--- start ---

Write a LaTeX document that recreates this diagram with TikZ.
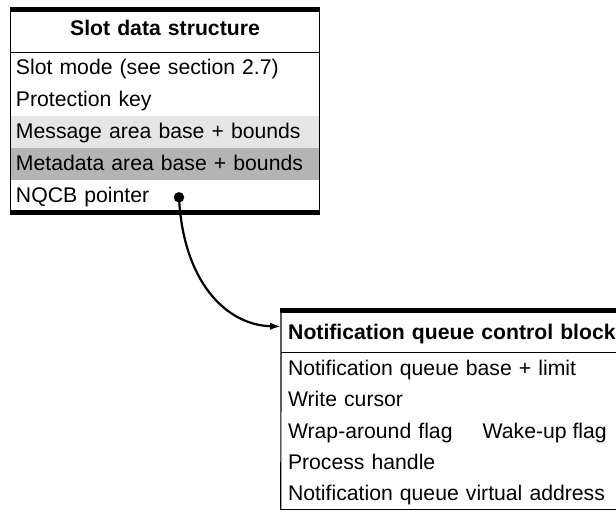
\documentclass[tikz,border=0pt]{standalone}
\usepackage{fontspec}
\setmainfont{Liberation Sans}
\usetikzlibrary{arrows.meta}
\definecolor{lightband}{RGB}{229,229,229}
\definecolor{darkband}{RGB}{180,180,180}
\begin{document}
\begin{tikzpicture}[x=1pt,y=-1pt,
  every node/.style={font=\fontsize{21.2}{25}\selectfont},
  rowa/.style={minimum width=308pt, minimum height=32pt, inner xsep=5pt, inner ysep=0pt,
    text width=298pt, align=left, text height=15.2pt, text depth=2pt},
  titlea/.style={minimum width=308pt, minimum height=40pt, inner sep=0pt,
    text width=308pt, align=center, font=\fontsize{21.2}{25}\selectfont\bfseries,
    text height=15.2pt, text depth=9.2pt},
  rowb/.style={minimum width=335pt, minimum height=31.4pt, inner xsep=7pt, inner ysep=0pt,
    text width=321pt, align=left, text height=15.2pt, text depth=0pt},
  titleb/.style={minimum width=335pt, minimum height=39pt, inner xsep=7pt, inner ysep=0pt,
    text width=330pt, align=left, font=\fontsize{21.2}{25}\selectfont\bfseries,
    text height=15.2pt, text depth=1pt},
  thinline/.style={line width=1.2pt},
  thickline/.style={line width=4.6pt},
  pointer/.style={line width=2.2pt, -{Latex[length=11pt,width=7.5pt]}},
]
\useasboundingbox (0,0) rectangle (616,512);
\clip (0,0) rectangle (616,512);

% Slot data structure
\node[titlea] (st) at (165,32) {Slot data structure};
\node[rowa] (s1) at (165,68) {Slot mode (see section 2.7)};
\node[rowa] (s2) at (165,100) {Protection key};
\node[rowa, fill=lightband] (s3) at (165,132) {Message area base + bounds};
\node[rowa, fill=darkband] (s4) at (165,164) {Metadata area base + bounds};
\node[rowa] (s5) at (165,196) {NQCB pointer};

\draw[thinline] ([yshift=4.6pt]st.north west) -- ([yshift=-2pt]s5.south west);
\draw[thinline] ([yshift=4.6pt]st.north east) -- ([yshift=-2pt]s5.south east);
\draw[thinline] (st.south west) -- (st.south east);
\draw[thickline] ([xshift=-0.6pt,yshift=2.3pt]st.north west) -- ([xshift=0.6pt,yshift=2.3pt]st.north east);
\draw[thickline] ([xshift=-0.6pt]s5.south west) -- ([xshift=0.6pt]s5.south east);

% Notification queue control block
\node[titleb, anchor=west] (nt) at (281,332.5) {Notification queue control block};
\node[rowb] (n1) at (448.5,367.7) {Notification queue base + limit};
\node[rowb] (n2) at (448.5,399.1) {Write cursor};
\node[rowb] (n3) at (448.5,430.5) {Wrap-around flag};
\node[anchor=base east, inner sep=0pt] (wake) at (607,438.1) {Wake-up flag};
\node[rowb] (n4) at (448.5,461.9) {Process handle};
\node[rowb] (n5) at (448.5,493.3) {Notification queue virtual address};

\draw[thinline] ([yshift=4.6pt]nt.north west) -- (n5.south west);
\draw[thinline] (nt.south west) -- (nt.south east);
\draw[thinline] ([xshift=-0.6pt]n5.south west) -- (n5.south east);
\draw[thickline] ([xshift=-0.6pt,yshift=2.3pt]nt.north west) -- ([yshift=2.3pt]nt.north east);

% pointer
\node[circle, fill=black, inner sep=0pt, minimum size=10.5pt] (dot) at (179,197.3) {};
\draw[pointer] (dot.center) .. controls +(4,83) and +(-56,-1.5) .. ([yshift=6pt]nt.west);
\end{tikzpicture}
\end{document}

--- end ---

Take every line from the data that contains the word "Write".

• **Exercise response**
Write a LaTeX document that recreates this diagram with TikZ.
\node[rowb] (n2) at (448.5,399.1) {Write cursor};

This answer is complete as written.